Rob: Now looking forward towards 2011 a little bit, what's the feeling like with the season starting knowing that you're getting closer now. You're not quite on the doorstep but you're really close now. Anxious? Excited? What's the feeling?

Cohoon: I'm always excited to play baseball, no matter where I'm at. Those are things I can't control, the only thing I can control is how well I play. So that's the key to focus on. It is easy to focus on where you're going or where you want to be even when you're not there yet. But that's kind of been a good testament to guys who do well, They don't worry about who's in front of them or behind them. If you can control what you can control, then usually things will go in your favors. And if they don't, you just keep playing hard and working hard.

 

Rob: One more thing I wanted to ask you about, obviously you're not one these guys gifted with a 95mph fastball or anything like that but scouts always say that one of the things that jumps out at them is your, i guess you can call it pitching IQ, your poise on the mound. Is that something that you focus on?
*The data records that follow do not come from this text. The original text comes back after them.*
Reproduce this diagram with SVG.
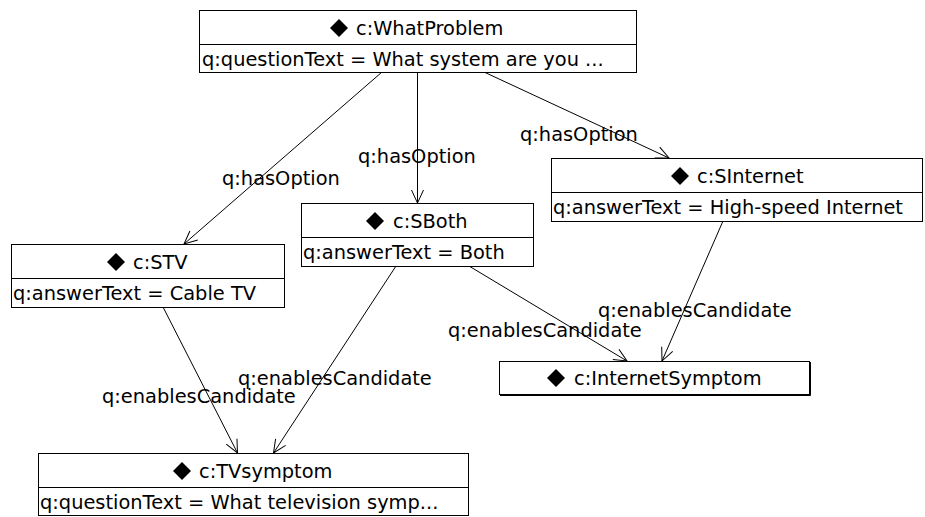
<svg xmlns="http://www.w3.org/2000/svg" width="925" height="517" viewBox="0 0 925 517">
  <style>
    text { font-family: "DejaVu Sans", "Liberation Sans", sans-serif; font-size: 19.4px; fill: #000; }
    .box { fill: #fff; stroke: #000; stroke-width: 1; }
    .sep { stroke: #000; stroke-width: 1; }
    .dia { fill: #000; }
    .edge { fill: none; stroke: #000; stroke-width: 1; marker-end: url(#open); }
  </style>
  <defs>
    <marker id="open" markerUnits="userSpaceOnUse" markerWidth="20" markerHeight="16" refX="14" refY="7" orient="auto">
      <path d="M1,1 L14,7 L1,13" fill="none" stroke="#000" stroke-width="1"/>
    </marker>
  </defs>
  <rect width="925" height="517" fill="#fff"/>

  <!-- connectors -->
  <g id="connectors">
    <line class="edge" x1="382" y1="72" x2="184" y2="244"/>
    <line class="edge" x1="417.5" y1="72" x2="417.5" y2="203"/>
    <line class="edge" x1="484" y1="72" x2="669" y2="158"/>
    <line class="edge" x1="163" y1="307" x2="237.5" y2="453"/>
    <line class="edge" x1="396" y1="266" x2="273.5" y2="453"/>
    <line class="edge" x1="469" y1="266" x2="627" y2="361"/>
    <line class="edge" x1="723" y1="221" x2="662" y2="361"/>
    <text x="222" y="185">q:hasOption</text>
    <text x="358" y="163">q:hasOption</text>
    <text x="520" y="141">q:hasOption</text>
    <text x="102" y="403">q:enablesCandidate</text>
    <text x="238" y="385">q:enablesCandidate</text>
    <text x="448" y="337">q:enablesCandidate</text>
    <text x="598" y="317">q:enablesCandidate</text>
  </g>

  <!-- c:WhatProblem -->
  <g id="WhatProblem">
    <rect class="box" x="199.5" y="10.5" width="437" height="62"/>
    <line class="sep" x1="199.5" y1="44.5" x2="636.5" y2="44.5"/>
    <path class="dia" d="M339,19 L348,28 L339,37 L330,28 Z"/>
    <text x="356" y="35">c:WhatProblem</text>
    <text x="202" y="66">q:questionText = What system are you ...</text>
  </g>

  <!-- c:STV -->
  <g id="STV">
    <rect class="box" x="11.5" y="244.5" width="273" height="63"/>
    <line class="sep" x1="11.5" y1="278.5" x2="284.5" y2="278.5"/>
    <path class="dia" d="M116,253 L125,262 L116,271 L107,262 Z"/>
    <text x="133" y="269">c:STV</text>
    <text x="13" y="300">q:answerText = Cable TV</text>
  </g>

  <!-- c:SBoth -->
  <g id="SBoth">
    <rect class="box" x="301.5" y="203.5" width="232" height="63"/>
    <line class="sep" x1="301.5" y1="237.5" x2="533.5" y2="237.5"/>
    <path class="dia" d="M375,212 L384,221 L375,230 L366,221 Z"/>
    <text x="393" y="228">c:SBoth</text>
    <text x="303" y="259">q:answerText = Both</text>
  </g>

  <!-- c:SInternet -->
  <g id="SInternet">
    <rect class="box" x="551.5" y="158.5" width="371" height="63"/>
    <line class="sep" x1="551.5" y1="192.5" x2="922.5" y2="192.5"/>
    <path class="dia" d="M680,167 L689,176 L680,185 L671,176 Z"/>
    <text x="697" y="183">c:SInternet</text>
    <text x="553" y="214">q:answerText = High-speed Internet</text>
  </g>

  <!-- c:InternetSymptom -->
  <g id="InternetSymptom">
    <rect class="box" x="499.5" y="361.5" width="310" height="33"/>
    <path d="M810.5,362 V395.5 H500" fill="none" stroke="#000" stroke-width="1"/>
    <path class="dia" d="M556,369 L565,378 L556,387 L547,378 Z"/>
    <text x="574" y="385">c:InternetSymptom</text>
  </g>

  <!-- c:TVsymptom -->
  <g id="TVsymptom">
    <rect class="box" x="38.5" y="453.5" width="430" height="62"/>
    <line class="sep" x1="38.5" y1="487.5" x2="468.5" y2="487.5"/>
    <path class="dia" d="M182,462 L191,471 L182,480 L173,471 Z"/>
    <text x="199" y="478">c:TVsymptom</text>
    <text x="40" y="509">q:questionText = What television symp...</text>
  </g>
</svg>
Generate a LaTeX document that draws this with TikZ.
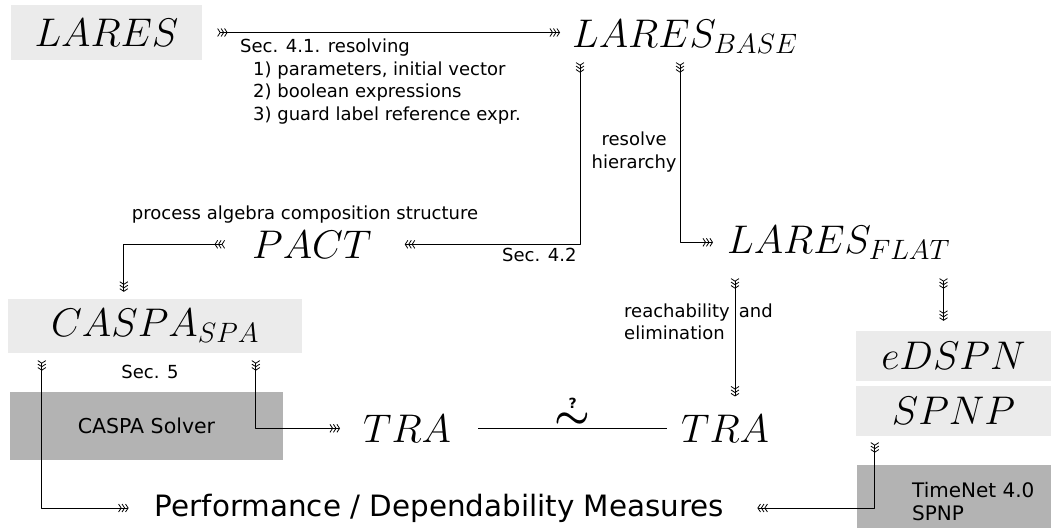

Cohoon: Definitely. One thing I've learned is that baseball is 10% physical and 90% mental. So I relied on my athletics ability to get me through high school and then I got to college and I learned how to play the game as a student. And once I learned that I can use my brain to my best ability, it's going to help me succeed. And I've been around some good coaches, I've been blessed with some good coaches in this organization and they've taught me a lot. Just how to be a professional, how to pitch like a professional. And that's one thing I've noticed, You take guys like Greg Maddux, mentally he was the most well prepared in the game...

Rob: The professor, they called him.

Cohoon: Exactly. He was, hands-down, an artist. And so that's the type of guy I have to model myself after. Not a power pitcher but a finesse pitcher.